A court in Bangladesh has provided relief to another accused in an anti-India terrorism case. On Tuesday, Abdus Salam Pintu, a former junior minister and member of the Bangladesh Nationalist Party (BNP), who financed terrorists from Pakistan-Occupied Kashmir (POK) and Bangladesh, was freed from prison after 17 years.
Abdus Salam assisted the terrorist group Harkat-ul-Jihad-al-Islami (HuJI), based in Pakistan, in executing attacks on India. He was sentenced to death for orchestrating the grenade assault on Prime Minister Sheikh Hasina in 2004.
Abdus Salam was instrumental in terrorist attacks in India by supporting HuJI’s acquisition of arms, as well as its recruitment and training efforts in camps located in POK. He has been charged with assisting HuJI in training madrassa students in weapons and explosives, as well as raising funds and arms for terrorists in Kashmir.
The HuJI, originating from Pakistan, is classified as a terrorist organization in India, as well as in Bangladesh, New Zealand, Israel, the UK, and the US.
As reported by the Dhaka-based Daily Star, the High Court acquitted Abdus. He had been confined since 2008.
Abdus Salam Pintu, together with another ex-BNP minister, Lutfozzaman Babar, who was cleared of charges last week, participated in the unsuccessful 2004 assassination plot against Hasina. Babar, together with five others, was found not guilty last week in the 2004 Chattogram arms-haul case.
According to a PTI report, the investigation officer in the 2004 grenade attack case informed a Dhaka court in 2021 that Abdus Salam Pintu, who assisted the banned group HuJI, facilitated the group’s acquisition of weapons for action against India.
In 2011, the investigating officer also notified the court that Abdus and Babur had instructed several young individuals, mainly madrassa students, in the use of firearms and explosives.
“Most of their recruits came from Pakistan-Occupied Kashmir (POK) and Bangladesh… They had also mobilised funds, arms and ammunition for insurgents in Kashmir of India,” the investigation officer was quoted as saying by the Daily Star, in 2021.
He mentioned that HuJI’s goal was to assassinate Hasina, as the Awami League administration from 1996 to 2001 was perceived as a “hindrance” to the group’s attempts at “recruiting and training young individuals as operatives, and obtaining weapons for militants active in India and Afghanistan”.
The Dhaka court stated in 2021 that when the Awami League under Hasina lost power in 2001, HuJI was backed by BNP figures Lutfozzaman Babar and Abdus Salam Pintu. Abdus’s brother, Moulana Tajuddin, a leader of HuJI, played a crucial role in assisting the terror group with their schemes to harm India.
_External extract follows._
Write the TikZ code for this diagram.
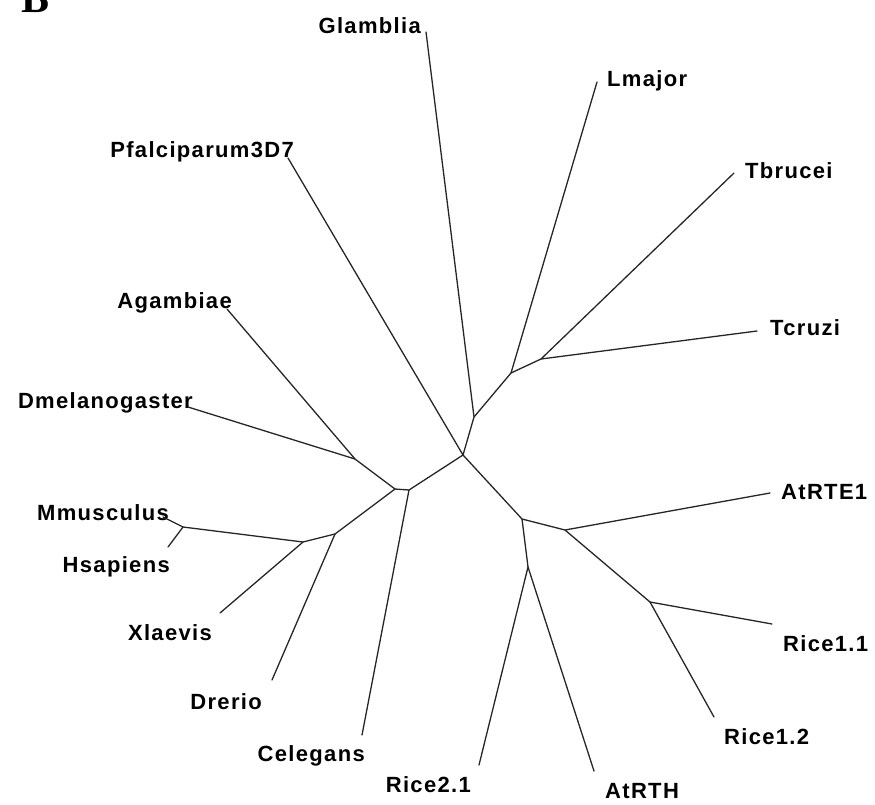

Both ministers assisted Abdus’s brother Tajuddin in escaping to Pakistan.
Abdus Salam Pintu held the position of deputy minister for information, industries, and education during former PM Khaleda Zia’s tenure in the BNP.
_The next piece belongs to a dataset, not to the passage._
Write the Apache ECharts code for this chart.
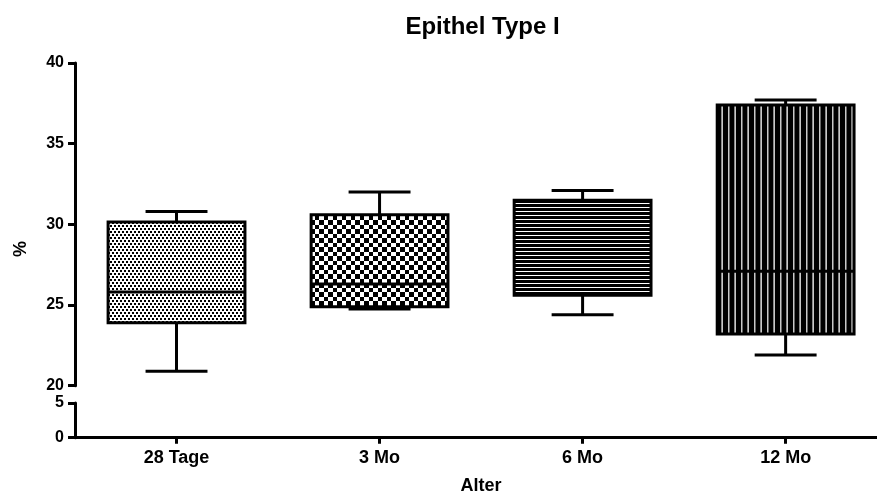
<!DOCTYPE html>
<html>
<head>
<meta charset="utf-8">
<script src="https://cdn.jsdelivr.net/npm/echarts@6/dist/echarts.min.js"></script>
<style>
  html, body { margin: 0; padding: 0; background: #fff; }
  #chart { width: 877px; height: 497px; }
</style>
</head>
<body>
<div id="chart"></div>
<script>
// Age groups and five-number summaries (% Epithel Type I)
const categories = ['28 Tage', '3 Mo', '6 Mo', '12 Mo'];
const minValues = [20.9, 24.75, 24.4, 21.9];
const q1Values = [23.9, 24.9, 25.6, 23.2];
const medianValues = [25.8, 26.3, 27.2, 27.1];
const q3Values = [30.15, 30.6, 31.5, 37.4];
const maxValues = [30.8, 32.0, 32.1, 37.7];

const upperTicks = [20, 25, 30, 35, 40];
const lowerTicks = [0, 5];

const FONT = '"Liberation Sans", Arial, sans-serif';

// Hatch fills, one per group
function makeTile(w, h, draw) {
  const c = document.createElement('canvas');
  c.width = w; c.height = h;
  const ctx = c.getContext('2d');
  ctx.fillStyle = '#fff';
  ctx.fillRect(0, 0, w, h);
  draw(ctx);
  return c;
}
const fills = [
  // fine dots
  makeTile(4, 6, ctx => {
    ctx.fillStyle = '#000';
    ctx.fillRect(0, 0, 2, 2);
    ctx.fillRect(2, 3, 2, 2);
  }),
  // checkerboard
  makeTile(9, 9, ctx => {
    ctx.fillStyle = '#000';
    ctx.fillRect(0, 0, 4, 4);
    ctx.fillRect(4, 4, 5, 5);
  }),
  // horizontal lines
  makeTile(4, 4, ctx => {
    ctx.fillStyle = '#000';
    ctx.fillRect(0, 0, 4, 3);
  }),
  // vertical lines
  makeTile(13, 4, ctx => {
    ctx.fillStyle = '#000';
    ctx.fillRect(0, 0, 13, 4);
    ctx.fillStyle = '#c8c8c8';
    ctx.fillRect(0, 0, 1, 4);
    ctx.fillRect(7, 0, 1, 4);
    ctx.fillStyle = '#666';
    ctx.fillRect(1, 0, 1, 4);
    ctx.fillStyle = '#888';
    ctx.fillRect(6, 0, 1, 4);
  })
];

const categoryIndex = categories.map((c, i) => i);
const boxData = categories.map((c, i) => [i, minValues[i], q1Values[i], medianValues[i], q3Values[i], maxValues[i]]);

function renderBox(params, api) {
  const i = api.value(0);
  const unit = api.size([1, 0])[0];
  const boxW = unit * 0.674;
  const capW = unit * 0.305;
  const pMin = api.coord([i, api.value(1)]);
  const pQ1 = api.coord([i, api.value(2)]);
  const pMed = api.coord([i, api.value(3)]);
  const pQ3 = api.coord([i, api.value(4)]);
  const pMax = api.coord([i, api.value(5)]);
  const cx = pMin[0];
  const line = { stroke: '#000', lineWidth: 3 };
  return {
    type: 'group',
    children: [
      { type: 'line', shape: { x1: cx, y1: pMin[1], x2: cx, y2: pQ1[1] }, style: line },
      { type: 'line', shape: { x1: cx, y1: pQ3[1], x2: cx, y2: pMax[1] }, style: line },
      { type: 'line', shape: { x1: cx - capW / 2, y1: pMin[1], x2: cx + capW / 2, y2: pMin[1] }, style: line },
      { type: 'line', shape: { x1: cx - capW / 2, y1: pMax[1], x2: cx + capW / 2, y2: pMax[1] }, style: line },
      {
        type: 'rect',
        shape: { x: cx - boxW / 2, y: pQ3[1], width: boxW, height: pQ1[1] - pQ3[1] },
        style: { fill: { image: fills[i], repeat: 'repeat' }, stroke: '#000', lineWidth: 3 }
      },
      { type: 'line', shape: { x1: cx - boxW / 2, y1: pMed[1], x2: cx + boxW / 2, y2: pMed[1] }, style: line }
    ]
  };
}

const axisLineStyle = { show: true, onZero: false, lineStyle: { color: '#000', width: 3 } };
const yLabelStyle = { color: '#000', fontFamily: FONT, fontWeight: 'bold', fontSize: 16 };
const xLabelStyle = { color: '#000', fontFamily: FONT, fontWeight: 'bold', fontSize: 18 };

// Group positions run from -0.5 to the right edge of the plot
const X_MIN = -0.5;
const X_MAX = 3.45;

const chart = echarts.init(document.getElementById('chart'), null, { renderer: 'canvas' });
chart.setOption({
  animation: false,
  backgroundColor: '#fff',
  grid: [
    { left: 75, right: 0, top: 63, bottom: 111.3 },
    { left: 75, right: 0, top: 403, bottom: 59.3 }
  ],
  xAxis: [
    {
      type: 'value', gridIndex: 0, min: X_MIN, max: X_MAX,
      axisLine: { show: false }, axisTick: { show: false }, axisLabel: { show: false }, splitLine: { show: false }
    },
    {
      type: 'value', gridIndex: 1, min: X_MIN, max: X_MAX,
      axisLine: axisLineStyle,
      axisTick: { show: true, customValues: categoryIndex, length: 6, lineStyle: { color: '#000', width: 3 } },
      axisLabel: Object.assign({
        margin: 11,
        customValues: categoryIndex,
        formatter: v => categories[Math.round(v)]
      }, xLabelStyle),
      splitLine: { show: false }
    }
  ],
  yAxis: [
    {
      type: 'value', gridIndex: 0, min: upperTicks[0], max: upperTicks[upperTicks.length - 1], interval: 5,
      axisLine: axisLineStyle,
      axisTick: { show: true, length: 7, lineStyle: { color: '#000', width: 3 } },
      axisLabel: Object.assign({ margin: 11 }, yLabelStyle),
      splitLine: { show: false }
    },
    {
      type: 'value', gridIndex: 1, min: lowerTicks[0], max: lowerTicks[1], interval: 5,
      axisLine: axisLineStyle,
      axisTick: { show: true, length: 7, lineStyle: { color: '#000', width: 3 } },
      axisLabel: Object.assign({ margin: 11 }, yLabelStyle),
      splitLine: { show: false }
    }
  ],
  graphic: [
    {
      type: 'text', x: 482.5, y: 27,
      style: { text: 'Epithel Type I', fill: '#000', font: 'bold 24px ' + FONT, textAlign: 'center', textVerticalAlign: 'middle' }
    },
    {
      type: 'text', x: 21, y: 249, rotation: Math.PI / 2,
      style: { text: '%', fill: '#000', font: 'bold 18px ' + FONT, textAlign: 'center', textVerticalAlign: 'middle' }
    },
    {
      type: 'text', x: 481, y: 486,
      style: { text: 'Alter', fill: '#000', font: 'bold 18px ' + FONT, textAlign: 'center', textVerticalAlign: 'middle' }
    }
  ],
  series: [{
    type: 'custom',
    xAxisIndex: 0, yAxisIndex: 0,
    renderItem: renderBox,
    encode: { x: 0, y: [1, 2, 3, 4, 5] },
    data: boxData,
    clip: false
  }]
});
</script>
</body>
</html>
The HuJI has played a key role in executing a number of terrorist attacks in India under the Pakistani establishment’s “Bleed India with a Thousand Cuts” strategy. This included multiple low-intensity assaults, like the court complex bombings in Varanasi in 2006, the explosion at the Ajmer Sharif Dargah in 2007, and bomb blasts in Delhi in 2011.